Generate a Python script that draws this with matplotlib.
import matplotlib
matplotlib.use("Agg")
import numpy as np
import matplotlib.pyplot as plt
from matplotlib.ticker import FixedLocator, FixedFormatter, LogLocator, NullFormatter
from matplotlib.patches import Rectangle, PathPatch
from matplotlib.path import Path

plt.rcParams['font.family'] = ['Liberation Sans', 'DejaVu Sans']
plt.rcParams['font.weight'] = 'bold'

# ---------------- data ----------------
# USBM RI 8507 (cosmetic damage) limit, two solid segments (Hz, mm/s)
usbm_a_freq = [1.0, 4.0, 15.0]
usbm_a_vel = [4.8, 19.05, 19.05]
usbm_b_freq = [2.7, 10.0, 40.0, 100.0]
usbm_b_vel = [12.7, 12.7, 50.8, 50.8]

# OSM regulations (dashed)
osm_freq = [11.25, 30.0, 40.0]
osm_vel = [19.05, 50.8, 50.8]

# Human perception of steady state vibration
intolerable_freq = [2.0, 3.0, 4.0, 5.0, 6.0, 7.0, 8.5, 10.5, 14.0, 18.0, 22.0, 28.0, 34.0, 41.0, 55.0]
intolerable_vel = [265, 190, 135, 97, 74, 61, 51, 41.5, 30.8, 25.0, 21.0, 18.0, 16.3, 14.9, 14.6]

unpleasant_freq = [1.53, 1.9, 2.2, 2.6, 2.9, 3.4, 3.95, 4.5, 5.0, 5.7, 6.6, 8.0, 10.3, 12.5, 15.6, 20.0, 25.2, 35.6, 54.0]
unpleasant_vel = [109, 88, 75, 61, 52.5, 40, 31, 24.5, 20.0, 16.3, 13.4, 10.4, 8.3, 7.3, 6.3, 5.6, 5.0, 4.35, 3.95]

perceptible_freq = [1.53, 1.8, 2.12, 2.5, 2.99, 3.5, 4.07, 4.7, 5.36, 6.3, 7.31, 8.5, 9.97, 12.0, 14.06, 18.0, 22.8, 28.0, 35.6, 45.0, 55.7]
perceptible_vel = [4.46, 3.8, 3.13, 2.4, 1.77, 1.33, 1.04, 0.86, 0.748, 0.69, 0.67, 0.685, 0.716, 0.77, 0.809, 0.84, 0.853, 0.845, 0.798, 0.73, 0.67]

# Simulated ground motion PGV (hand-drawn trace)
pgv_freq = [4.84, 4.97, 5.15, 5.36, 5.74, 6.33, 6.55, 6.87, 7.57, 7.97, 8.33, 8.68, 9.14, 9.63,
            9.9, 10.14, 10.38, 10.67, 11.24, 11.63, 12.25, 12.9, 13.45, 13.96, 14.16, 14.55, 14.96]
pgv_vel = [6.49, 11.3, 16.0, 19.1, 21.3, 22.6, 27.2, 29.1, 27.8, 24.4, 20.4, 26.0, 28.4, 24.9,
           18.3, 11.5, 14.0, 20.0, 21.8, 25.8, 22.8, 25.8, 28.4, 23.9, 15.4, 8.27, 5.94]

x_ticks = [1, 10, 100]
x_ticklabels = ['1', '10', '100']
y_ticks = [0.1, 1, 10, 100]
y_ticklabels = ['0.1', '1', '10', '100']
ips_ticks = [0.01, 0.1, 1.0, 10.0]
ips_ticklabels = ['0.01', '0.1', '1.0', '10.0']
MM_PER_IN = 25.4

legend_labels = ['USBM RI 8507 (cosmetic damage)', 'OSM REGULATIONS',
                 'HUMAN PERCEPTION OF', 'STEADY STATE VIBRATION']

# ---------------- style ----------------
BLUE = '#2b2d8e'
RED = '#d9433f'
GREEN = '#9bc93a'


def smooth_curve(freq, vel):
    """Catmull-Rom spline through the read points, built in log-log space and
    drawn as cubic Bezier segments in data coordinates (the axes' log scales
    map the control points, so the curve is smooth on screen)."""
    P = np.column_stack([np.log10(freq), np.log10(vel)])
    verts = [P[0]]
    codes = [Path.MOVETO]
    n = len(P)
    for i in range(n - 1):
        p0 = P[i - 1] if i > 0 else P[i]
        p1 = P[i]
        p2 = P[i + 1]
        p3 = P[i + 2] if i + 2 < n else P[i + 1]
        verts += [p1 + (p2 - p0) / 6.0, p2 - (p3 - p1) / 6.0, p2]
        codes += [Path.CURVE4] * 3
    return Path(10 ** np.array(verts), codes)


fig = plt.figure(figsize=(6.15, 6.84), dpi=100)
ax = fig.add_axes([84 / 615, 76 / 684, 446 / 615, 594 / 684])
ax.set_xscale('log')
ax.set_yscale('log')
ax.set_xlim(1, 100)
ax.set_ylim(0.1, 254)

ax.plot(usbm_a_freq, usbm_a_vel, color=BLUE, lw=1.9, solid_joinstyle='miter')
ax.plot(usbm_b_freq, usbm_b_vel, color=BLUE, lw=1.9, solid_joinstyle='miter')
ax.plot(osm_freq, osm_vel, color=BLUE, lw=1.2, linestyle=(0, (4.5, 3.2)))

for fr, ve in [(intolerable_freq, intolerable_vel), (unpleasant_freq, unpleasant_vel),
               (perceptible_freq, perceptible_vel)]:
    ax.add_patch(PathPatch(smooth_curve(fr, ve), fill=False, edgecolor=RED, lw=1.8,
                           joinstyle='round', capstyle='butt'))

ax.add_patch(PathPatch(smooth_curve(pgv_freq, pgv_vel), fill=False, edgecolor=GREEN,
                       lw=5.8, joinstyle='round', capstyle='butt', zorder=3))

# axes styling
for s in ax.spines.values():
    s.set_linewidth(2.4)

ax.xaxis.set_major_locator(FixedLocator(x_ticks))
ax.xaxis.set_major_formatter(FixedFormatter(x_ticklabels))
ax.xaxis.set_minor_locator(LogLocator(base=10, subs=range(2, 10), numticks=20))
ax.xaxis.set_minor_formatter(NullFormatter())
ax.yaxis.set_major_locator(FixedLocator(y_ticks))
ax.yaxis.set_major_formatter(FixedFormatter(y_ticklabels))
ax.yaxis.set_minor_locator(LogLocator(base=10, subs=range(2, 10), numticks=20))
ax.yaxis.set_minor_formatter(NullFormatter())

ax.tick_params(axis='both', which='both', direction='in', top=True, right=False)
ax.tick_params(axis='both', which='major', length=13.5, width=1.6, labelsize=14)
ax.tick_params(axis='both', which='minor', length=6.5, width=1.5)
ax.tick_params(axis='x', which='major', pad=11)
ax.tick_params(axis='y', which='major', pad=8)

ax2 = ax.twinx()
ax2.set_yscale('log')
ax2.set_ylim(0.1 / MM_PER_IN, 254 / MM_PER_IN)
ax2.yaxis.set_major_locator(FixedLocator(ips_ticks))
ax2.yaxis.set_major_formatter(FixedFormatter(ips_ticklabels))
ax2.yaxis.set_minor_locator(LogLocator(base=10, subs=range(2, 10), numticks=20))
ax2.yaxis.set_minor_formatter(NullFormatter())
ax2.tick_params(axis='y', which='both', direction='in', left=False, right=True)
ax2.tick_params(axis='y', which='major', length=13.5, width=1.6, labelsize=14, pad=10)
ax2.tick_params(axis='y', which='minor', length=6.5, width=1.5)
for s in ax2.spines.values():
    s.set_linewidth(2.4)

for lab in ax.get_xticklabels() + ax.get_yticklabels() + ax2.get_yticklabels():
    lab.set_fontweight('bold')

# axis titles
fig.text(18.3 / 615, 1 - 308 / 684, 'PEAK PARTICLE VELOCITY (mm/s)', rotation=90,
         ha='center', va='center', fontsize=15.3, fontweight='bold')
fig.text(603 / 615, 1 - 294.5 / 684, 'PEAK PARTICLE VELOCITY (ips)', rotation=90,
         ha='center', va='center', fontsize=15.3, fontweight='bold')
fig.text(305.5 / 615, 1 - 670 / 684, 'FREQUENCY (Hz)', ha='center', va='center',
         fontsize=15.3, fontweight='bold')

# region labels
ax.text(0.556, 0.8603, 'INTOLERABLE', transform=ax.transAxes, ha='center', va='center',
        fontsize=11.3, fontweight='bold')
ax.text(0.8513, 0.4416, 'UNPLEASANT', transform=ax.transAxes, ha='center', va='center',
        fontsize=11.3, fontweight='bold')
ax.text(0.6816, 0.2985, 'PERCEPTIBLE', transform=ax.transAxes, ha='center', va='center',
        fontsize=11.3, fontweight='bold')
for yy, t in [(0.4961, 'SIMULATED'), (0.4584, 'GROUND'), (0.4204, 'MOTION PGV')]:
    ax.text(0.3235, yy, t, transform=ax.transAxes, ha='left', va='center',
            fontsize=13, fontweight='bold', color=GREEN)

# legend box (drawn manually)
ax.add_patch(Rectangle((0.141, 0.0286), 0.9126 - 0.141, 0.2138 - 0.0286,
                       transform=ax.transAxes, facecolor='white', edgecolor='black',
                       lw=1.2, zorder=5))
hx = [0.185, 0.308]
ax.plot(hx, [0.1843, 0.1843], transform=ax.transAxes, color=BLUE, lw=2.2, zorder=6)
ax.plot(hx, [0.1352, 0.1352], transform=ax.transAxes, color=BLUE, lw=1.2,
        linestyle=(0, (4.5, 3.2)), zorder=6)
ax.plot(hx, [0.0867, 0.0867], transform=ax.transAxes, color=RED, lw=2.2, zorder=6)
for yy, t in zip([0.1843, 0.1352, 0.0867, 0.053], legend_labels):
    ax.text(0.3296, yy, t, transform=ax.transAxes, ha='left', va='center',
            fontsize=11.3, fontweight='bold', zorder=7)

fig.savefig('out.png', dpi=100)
________________________
- [PROMPT] Copy out every line that includes the word "matplotlib".

- [SOLUTION FOR THIS PROBLEM]
Generate a Python script that draws this with matplotlib.
import matplotlib
matplotlib.use("Agg")
import matplotlib.pyplot as plt
from matplotlib.ticker import FixedLocator, FixedFormatter, LogLocator, NullFormatter
from matplotlib.patches import Rectangle, PathPatch
from matplotlib.path import Path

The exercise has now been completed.